Copy all the data exactly, except the pictures.

= = = = = = =

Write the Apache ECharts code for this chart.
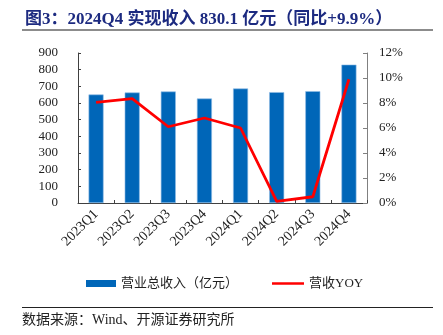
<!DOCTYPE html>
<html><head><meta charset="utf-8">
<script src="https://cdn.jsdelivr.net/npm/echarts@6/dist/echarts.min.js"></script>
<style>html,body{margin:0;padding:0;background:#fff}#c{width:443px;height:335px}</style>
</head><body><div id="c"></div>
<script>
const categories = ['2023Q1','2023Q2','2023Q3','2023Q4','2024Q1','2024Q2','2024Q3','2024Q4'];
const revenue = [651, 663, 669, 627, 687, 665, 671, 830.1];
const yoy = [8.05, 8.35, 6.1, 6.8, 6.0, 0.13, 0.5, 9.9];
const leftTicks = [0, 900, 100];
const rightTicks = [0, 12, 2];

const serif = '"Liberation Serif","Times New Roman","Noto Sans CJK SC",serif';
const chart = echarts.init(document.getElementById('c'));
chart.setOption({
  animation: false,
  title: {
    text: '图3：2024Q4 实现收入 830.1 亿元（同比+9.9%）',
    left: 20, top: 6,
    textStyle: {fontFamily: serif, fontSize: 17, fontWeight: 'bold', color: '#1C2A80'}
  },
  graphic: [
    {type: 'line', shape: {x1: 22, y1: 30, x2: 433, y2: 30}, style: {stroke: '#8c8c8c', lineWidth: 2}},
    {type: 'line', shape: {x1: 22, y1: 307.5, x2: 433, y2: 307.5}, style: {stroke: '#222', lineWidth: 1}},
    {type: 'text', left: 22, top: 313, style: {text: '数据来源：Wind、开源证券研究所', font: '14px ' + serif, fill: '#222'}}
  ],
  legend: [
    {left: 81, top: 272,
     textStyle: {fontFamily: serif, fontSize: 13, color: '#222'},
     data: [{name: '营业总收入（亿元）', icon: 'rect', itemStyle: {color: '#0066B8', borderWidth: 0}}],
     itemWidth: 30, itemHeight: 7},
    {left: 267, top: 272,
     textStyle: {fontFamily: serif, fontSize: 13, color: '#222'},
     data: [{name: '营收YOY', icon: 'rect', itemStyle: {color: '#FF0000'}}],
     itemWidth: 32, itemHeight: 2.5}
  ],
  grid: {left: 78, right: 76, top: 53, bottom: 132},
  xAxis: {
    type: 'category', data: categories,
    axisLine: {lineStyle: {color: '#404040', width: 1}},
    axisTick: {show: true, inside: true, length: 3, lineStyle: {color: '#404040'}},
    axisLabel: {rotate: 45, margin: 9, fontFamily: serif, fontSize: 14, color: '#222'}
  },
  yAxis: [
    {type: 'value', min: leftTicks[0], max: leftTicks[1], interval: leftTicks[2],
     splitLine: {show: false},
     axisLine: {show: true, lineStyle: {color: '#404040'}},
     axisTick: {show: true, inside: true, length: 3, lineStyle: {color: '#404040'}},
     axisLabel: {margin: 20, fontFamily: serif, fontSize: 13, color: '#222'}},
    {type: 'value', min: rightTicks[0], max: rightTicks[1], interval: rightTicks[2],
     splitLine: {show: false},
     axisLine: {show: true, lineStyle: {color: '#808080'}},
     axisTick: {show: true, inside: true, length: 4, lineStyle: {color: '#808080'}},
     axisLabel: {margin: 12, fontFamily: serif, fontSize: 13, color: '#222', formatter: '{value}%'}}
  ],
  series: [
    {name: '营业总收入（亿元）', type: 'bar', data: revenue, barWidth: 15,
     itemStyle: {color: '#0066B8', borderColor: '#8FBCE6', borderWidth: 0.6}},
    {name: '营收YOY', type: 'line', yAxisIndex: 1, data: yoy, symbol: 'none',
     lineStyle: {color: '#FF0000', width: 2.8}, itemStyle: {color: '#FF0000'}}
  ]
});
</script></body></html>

= = = = = = =

> **SOLUTION FOR THIS PROBLEM**
Write the Apache ECharts code for this chart.
<!DOCTYPE html>
<html><head><meta charset="utf-8">
<script src="https://cdn.jsdelivr.net/npm/echarts@6/dist/echarts.min.js"></script>
<style>html,body{margin:0;padding:0;background:#fff}#c{width:443px;height:335px}</style>
</head><body><div id="c"></div>
<script>
const categories = ['2023Q1','2023Q2','2023Q3','2023Q4','2024Q1','2024Q2','2024Q3','2024Q4'];
const revenue = [651, 663, 669, 627, 687, 665, 671, 830.1];
const yoy = [8.05, 8.35, 6.1, 6.8, 6.0, 0.13, 0.5, 9.9];
const leftTicks = [0, 900, 100];
const rightTicks = [0, 12, 2];

const serif = '"Liberation Serif","Times New Roman","Noto Sans CJK SC",serif';
const chart = echarts.init(document.getElementById('c'));
chart.setOption({
  animation: false,
  title: {
    text: '图3：2024Q4 实现收入 830.1 亿元（同比+9.9%）',
    left: 20, top: 6,
    textStyle: {fontFamily: serif, fontSize: 17, fontWeight: 'bold', color: '#1C2A80'}
  },
  graphic: [
    {type: 'line', shape: {x1: 22, y1: 30, x2: 433, y2: 30}, style: {stroke: '#8c8c8c', lineWidth: 2}},
    {type: 'line', shape: {x1: 22, y1: 307.5, x2: 433, y2: 307.5}, style: {stroke: '#222', lineWidth: 1}},
    {type: 'text', left: 22, top: 313, style: {text: '数据来源：Wind、开源证券研究所', font: '14px ' + serif, fill: '#222'}}
  ],
  legend: [
    {left: 81, top: 272,
     textStyle: {fontFamily: serif, fontSize: 13, color: '#222'},
     data: [{name: '营业总收入（亿元）', icon: 'rect', itemStyle: {color: '#0066B8', borderWidth: 0}}],
     itemWidth: 30, itemHeight: 7},
    {left: 267, top: 272,
     textStyle: {fontFamily: serif, fontSize: 13, color: '#222'},
     data: [{name: '营收YOY', icon: 'rect', itemStyle: {color: '#FF0000'}}],
     itemWidth: 32, itemHeight: 2.5}
  ],
  grid: {left: 78, right: 76, top: 53, bottom: 132},
  xAxis: {
    type: 'category', data: categories,
    axisLine: {lineStyle: {color: '#404040', width: 1}},
    axisTick: {show: true, inside: true, length: 3, lineStyle: {color: '#404040'}},
    axisLabel: {rotate: 45, margin: 9, fontFamily: serif, fontSize: 14, color: '#222'}
  },
  yAxis: [
    {type: 'value', min: leftTicks[0], max: leftTicks[1], interval: leftTicks[2],
     splitLine: {show: false},
     axisLine: {show: true, lineStyle: {color: '#404040'}},
     axisTick: {show: true, inside: true, length: 3, lineStyle: {color: '#404040'}},
     axisLabel: {margin: 20, fontFamily: serif, fontSize: 13, color: '#222'}},
    {type: 'value', min: rightTicks[0], max: rightTicks[1], interval: rightTicks[2],
     splitLine: {show: false},
     axisLine: {show: true, lineStyle: {color: '#808080'}},
     axisTick: {show: true, inside: true, length: 4, lineStyle: {color: '#808080'}},
     axisLabel: {margin: 12, fontFamily: serif, fontSize: 13, color: '#222', formatter: '{value}%'}}
  ],
  series: [
    {name: '营业总收入（亿元）', type: 'bar', data: revenue, barWidth: 15,
     itemStyle: {color: '#0066B8', borderColor: '#8FBCE6', borderWidth: 0.6}},
    {name: '营收YOY', type: 'line', yAxisIndex: 1, data: yoy, symbol: 'none',
     lineStyle: {color: '#FF0000', width: 2.8}, itemStyle: {color: '#FF0000'}}
  ]
});
</script></body></html>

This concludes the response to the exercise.